__PROVIDED DATA__.
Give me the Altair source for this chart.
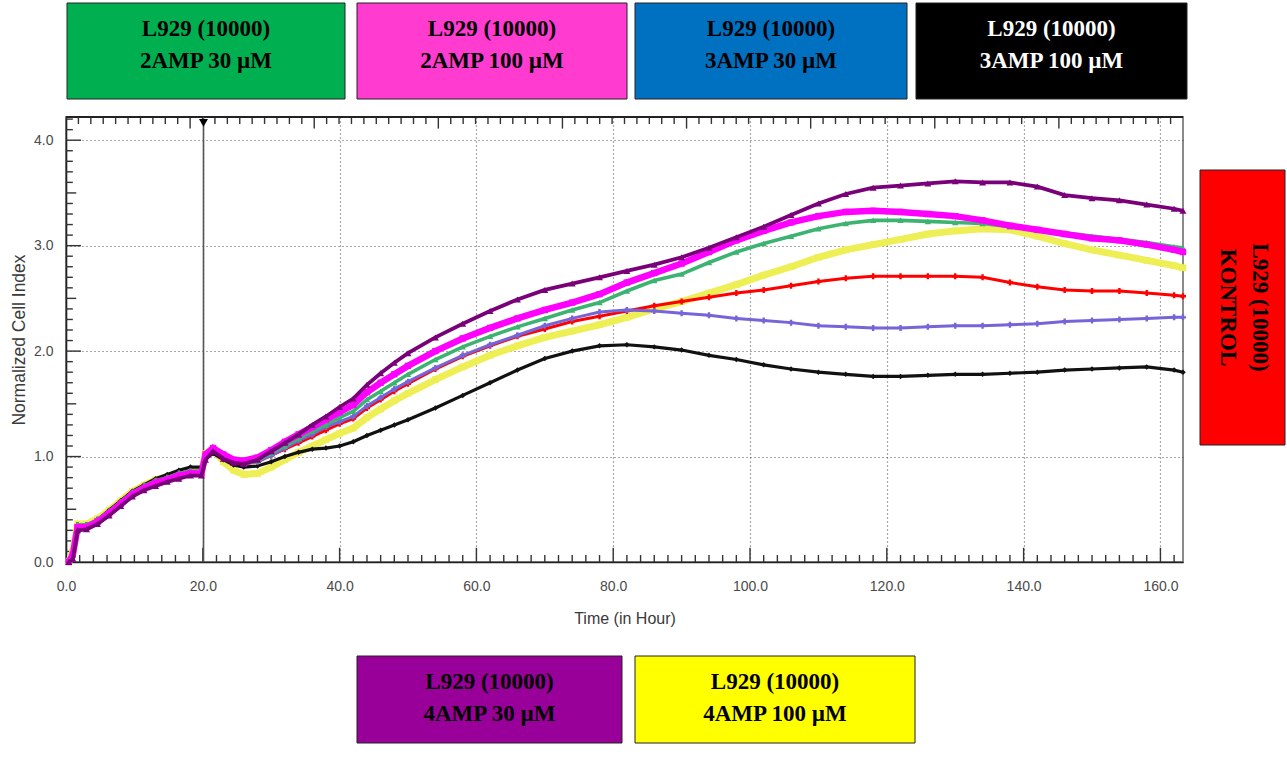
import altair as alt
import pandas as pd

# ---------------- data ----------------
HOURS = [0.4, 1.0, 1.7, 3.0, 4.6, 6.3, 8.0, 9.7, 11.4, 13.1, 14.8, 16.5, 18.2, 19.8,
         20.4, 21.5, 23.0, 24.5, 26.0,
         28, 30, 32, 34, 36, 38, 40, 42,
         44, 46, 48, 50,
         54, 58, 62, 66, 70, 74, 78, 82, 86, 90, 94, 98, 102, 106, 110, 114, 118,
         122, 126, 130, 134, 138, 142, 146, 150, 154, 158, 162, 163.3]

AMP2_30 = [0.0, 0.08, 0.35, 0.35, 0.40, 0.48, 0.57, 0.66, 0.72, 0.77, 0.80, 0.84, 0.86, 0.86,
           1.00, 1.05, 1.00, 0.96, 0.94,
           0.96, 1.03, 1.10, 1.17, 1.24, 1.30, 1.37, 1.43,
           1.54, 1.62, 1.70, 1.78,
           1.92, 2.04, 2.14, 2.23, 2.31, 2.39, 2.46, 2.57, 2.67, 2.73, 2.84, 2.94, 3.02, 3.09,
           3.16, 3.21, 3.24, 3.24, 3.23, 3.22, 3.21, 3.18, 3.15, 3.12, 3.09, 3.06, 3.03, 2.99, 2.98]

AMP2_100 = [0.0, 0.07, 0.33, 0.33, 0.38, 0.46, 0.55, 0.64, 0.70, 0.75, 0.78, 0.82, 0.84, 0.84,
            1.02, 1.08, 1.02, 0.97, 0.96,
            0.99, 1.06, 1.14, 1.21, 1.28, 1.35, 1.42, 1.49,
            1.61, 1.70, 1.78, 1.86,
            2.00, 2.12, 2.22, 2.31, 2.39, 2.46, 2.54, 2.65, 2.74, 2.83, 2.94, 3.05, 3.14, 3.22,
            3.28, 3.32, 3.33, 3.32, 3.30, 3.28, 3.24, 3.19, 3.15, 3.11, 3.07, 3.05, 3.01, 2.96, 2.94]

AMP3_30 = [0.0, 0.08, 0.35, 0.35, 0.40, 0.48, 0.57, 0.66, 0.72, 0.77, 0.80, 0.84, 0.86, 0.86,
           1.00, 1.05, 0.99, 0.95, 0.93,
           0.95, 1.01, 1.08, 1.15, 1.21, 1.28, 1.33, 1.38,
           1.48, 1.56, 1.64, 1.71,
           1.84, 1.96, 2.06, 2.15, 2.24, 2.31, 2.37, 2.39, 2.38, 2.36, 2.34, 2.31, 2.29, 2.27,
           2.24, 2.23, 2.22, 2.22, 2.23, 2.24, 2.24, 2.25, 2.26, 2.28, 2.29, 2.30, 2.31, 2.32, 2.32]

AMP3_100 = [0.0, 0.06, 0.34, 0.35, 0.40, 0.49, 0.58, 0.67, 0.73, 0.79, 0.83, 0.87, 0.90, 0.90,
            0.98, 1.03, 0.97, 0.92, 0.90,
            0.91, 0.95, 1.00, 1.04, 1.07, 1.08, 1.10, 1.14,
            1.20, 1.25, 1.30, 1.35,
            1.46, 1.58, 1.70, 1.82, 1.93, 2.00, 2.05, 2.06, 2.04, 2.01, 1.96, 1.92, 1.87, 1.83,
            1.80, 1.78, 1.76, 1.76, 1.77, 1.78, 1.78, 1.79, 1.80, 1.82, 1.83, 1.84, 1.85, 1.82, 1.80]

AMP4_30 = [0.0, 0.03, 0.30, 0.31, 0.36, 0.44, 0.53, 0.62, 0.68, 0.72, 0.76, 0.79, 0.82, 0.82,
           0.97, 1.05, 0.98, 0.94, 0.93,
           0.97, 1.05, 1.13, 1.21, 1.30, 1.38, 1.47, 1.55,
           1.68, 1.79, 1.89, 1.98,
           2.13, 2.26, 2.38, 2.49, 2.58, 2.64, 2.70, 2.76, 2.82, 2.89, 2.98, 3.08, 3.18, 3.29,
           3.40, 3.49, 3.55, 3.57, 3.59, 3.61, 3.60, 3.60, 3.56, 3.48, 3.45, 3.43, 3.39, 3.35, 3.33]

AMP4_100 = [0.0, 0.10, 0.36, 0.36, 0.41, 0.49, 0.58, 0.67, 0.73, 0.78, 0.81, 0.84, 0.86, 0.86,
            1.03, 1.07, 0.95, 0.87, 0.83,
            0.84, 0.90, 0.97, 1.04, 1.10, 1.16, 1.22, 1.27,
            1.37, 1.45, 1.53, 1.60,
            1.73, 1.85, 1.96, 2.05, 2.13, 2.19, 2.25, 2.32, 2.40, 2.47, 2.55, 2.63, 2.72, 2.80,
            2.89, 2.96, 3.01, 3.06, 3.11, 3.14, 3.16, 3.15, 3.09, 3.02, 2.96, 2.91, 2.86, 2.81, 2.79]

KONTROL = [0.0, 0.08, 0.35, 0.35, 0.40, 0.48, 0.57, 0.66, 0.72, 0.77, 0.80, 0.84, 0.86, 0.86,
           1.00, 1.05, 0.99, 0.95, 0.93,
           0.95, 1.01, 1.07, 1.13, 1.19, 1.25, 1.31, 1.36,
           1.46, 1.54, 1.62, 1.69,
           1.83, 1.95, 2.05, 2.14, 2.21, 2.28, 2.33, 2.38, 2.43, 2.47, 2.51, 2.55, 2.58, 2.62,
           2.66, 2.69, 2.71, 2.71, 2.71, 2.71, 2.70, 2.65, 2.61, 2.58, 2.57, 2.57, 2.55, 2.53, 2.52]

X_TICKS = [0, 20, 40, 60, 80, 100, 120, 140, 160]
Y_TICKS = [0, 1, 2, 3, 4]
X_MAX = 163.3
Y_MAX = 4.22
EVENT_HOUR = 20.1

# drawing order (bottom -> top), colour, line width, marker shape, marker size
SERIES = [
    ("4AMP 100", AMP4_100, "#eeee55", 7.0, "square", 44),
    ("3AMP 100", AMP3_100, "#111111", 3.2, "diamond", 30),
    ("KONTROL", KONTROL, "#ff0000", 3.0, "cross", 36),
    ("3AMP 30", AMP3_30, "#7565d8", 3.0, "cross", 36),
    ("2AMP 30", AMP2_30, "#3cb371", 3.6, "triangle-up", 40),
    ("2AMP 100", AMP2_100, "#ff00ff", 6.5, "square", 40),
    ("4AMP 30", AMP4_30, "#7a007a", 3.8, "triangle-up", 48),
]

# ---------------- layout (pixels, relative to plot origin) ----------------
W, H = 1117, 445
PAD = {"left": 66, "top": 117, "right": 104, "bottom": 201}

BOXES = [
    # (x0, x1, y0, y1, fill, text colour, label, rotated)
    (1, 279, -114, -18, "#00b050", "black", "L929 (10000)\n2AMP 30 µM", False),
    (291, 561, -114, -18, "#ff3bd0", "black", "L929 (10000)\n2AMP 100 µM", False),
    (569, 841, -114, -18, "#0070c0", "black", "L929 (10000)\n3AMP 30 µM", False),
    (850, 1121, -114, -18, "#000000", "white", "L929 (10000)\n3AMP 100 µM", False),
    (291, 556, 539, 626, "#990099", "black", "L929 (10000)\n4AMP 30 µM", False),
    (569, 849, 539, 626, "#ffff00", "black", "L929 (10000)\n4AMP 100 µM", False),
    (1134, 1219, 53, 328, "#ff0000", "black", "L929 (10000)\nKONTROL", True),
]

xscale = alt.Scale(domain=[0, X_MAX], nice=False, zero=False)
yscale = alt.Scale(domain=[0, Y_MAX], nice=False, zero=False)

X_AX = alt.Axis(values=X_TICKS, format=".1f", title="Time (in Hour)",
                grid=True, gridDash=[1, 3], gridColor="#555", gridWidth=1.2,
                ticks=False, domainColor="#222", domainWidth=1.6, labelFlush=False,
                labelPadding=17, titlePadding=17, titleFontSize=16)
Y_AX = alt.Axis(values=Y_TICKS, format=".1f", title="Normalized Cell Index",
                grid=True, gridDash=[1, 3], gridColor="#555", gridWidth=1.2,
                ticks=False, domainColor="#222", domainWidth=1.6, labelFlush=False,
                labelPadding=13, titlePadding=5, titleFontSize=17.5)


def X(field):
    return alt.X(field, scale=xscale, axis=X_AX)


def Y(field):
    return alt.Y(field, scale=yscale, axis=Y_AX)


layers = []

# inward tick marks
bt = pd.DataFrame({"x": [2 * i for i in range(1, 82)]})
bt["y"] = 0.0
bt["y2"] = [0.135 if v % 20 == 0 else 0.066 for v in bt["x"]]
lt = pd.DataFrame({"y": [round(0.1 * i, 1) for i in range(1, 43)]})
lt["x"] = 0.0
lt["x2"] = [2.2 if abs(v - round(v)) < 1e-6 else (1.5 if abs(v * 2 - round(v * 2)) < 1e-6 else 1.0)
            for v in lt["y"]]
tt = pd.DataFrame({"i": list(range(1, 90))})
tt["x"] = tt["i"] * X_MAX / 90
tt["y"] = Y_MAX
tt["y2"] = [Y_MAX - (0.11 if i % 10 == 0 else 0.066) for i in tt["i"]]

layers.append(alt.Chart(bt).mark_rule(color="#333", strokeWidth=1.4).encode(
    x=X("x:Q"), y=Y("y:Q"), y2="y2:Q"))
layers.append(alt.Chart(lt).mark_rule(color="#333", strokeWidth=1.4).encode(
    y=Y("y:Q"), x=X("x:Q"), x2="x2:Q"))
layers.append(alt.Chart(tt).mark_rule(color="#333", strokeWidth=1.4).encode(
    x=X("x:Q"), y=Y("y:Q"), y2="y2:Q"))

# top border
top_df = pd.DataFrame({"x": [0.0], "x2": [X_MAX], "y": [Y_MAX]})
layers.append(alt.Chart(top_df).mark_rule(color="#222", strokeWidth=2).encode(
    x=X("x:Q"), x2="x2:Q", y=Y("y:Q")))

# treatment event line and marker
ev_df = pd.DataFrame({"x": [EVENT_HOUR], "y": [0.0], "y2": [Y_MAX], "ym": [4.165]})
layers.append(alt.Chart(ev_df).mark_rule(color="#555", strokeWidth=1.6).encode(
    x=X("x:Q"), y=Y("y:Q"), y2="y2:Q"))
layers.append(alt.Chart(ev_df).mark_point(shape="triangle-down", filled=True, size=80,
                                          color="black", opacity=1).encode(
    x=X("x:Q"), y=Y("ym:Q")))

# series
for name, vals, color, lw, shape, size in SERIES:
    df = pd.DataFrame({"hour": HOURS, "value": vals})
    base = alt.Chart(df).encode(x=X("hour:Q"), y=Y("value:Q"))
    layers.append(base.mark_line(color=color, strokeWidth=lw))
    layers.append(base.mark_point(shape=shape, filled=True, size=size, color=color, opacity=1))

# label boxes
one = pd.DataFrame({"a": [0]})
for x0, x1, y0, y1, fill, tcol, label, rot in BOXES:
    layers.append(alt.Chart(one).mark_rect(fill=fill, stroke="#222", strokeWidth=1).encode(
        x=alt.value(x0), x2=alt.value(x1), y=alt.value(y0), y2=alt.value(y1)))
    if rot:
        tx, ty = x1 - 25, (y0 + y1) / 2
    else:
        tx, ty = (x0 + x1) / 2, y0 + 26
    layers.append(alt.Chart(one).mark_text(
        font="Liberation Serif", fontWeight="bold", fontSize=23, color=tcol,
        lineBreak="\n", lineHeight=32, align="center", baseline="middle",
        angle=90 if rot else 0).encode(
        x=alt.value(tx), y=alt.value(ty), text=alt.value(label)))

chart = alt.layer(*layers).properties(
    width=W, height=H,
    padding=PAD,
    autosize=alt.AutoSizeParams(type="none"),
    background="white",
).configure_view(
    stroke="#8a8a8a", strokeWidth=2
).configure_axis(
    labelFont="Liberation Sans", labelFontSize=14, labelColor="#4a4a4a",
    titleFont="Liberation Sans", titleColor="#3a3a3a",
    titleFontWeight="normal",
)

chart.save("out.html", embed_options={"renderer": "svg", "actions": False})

__WHAT YOU WILL DO__. Set down again, exactly, the lines of the material above from its first line to the one with "3.03, 2.99, 2.98]", inclusive. Leave the pictures out.

__SOLUTION TO THE EXERCISE__.
Give me the Altair source for this chart.
import altair as alt
import pandas as pd

# ---------------- data ----------------
HOURS = [0.4, 1.0, 1.7, 3.0, 4.6, 6.3, 8.0, 9.7, 11.4, 13.1, 14.8, 16.5, 18.2, 19.8,
         20.4, 21.5, 23.0, 24.5, 26.0,
         28, 30, 32, 34, 36, 38, 40, 42,
         44, 46, 48, 50,
         54, 58, 62, 66, 70, 74, 78, 82, 86, 90, 94, 98, 102, 106, 110, 114, 118,
         122, 126, 130, 134, 138, 142, 146, 150, 154, 158, 162, 163.3]

AMP2_30 = [0.0, 0.08, 0.35, 0.35, 0.40, 0.48, 0.57, 0.66, 0.72, 0.77, 0.80, 0.84, 0.86, 0.86,
           1.00, 1.05, 1.00, 0.96, 0.94,
           0.96, 1.03, 1.10, 1.17, 1.24, 1.30, 1.37, 1.43,
           1.54, 1.62, 1.70, 1.78,
           1.92, 2.04, 2.14, 2.23, 2.31, 2.39, 2.46, 2.57, 2.67, 2.73, 2.84, 2.94, 3.02, 3.09,
           3.16, 3.21, 3.24, 3.24, 3.23, 3.22, 3.21, 3.18, 3.15, 3.12, 3.09, 3.06, 3.03, 2.99, 2.98]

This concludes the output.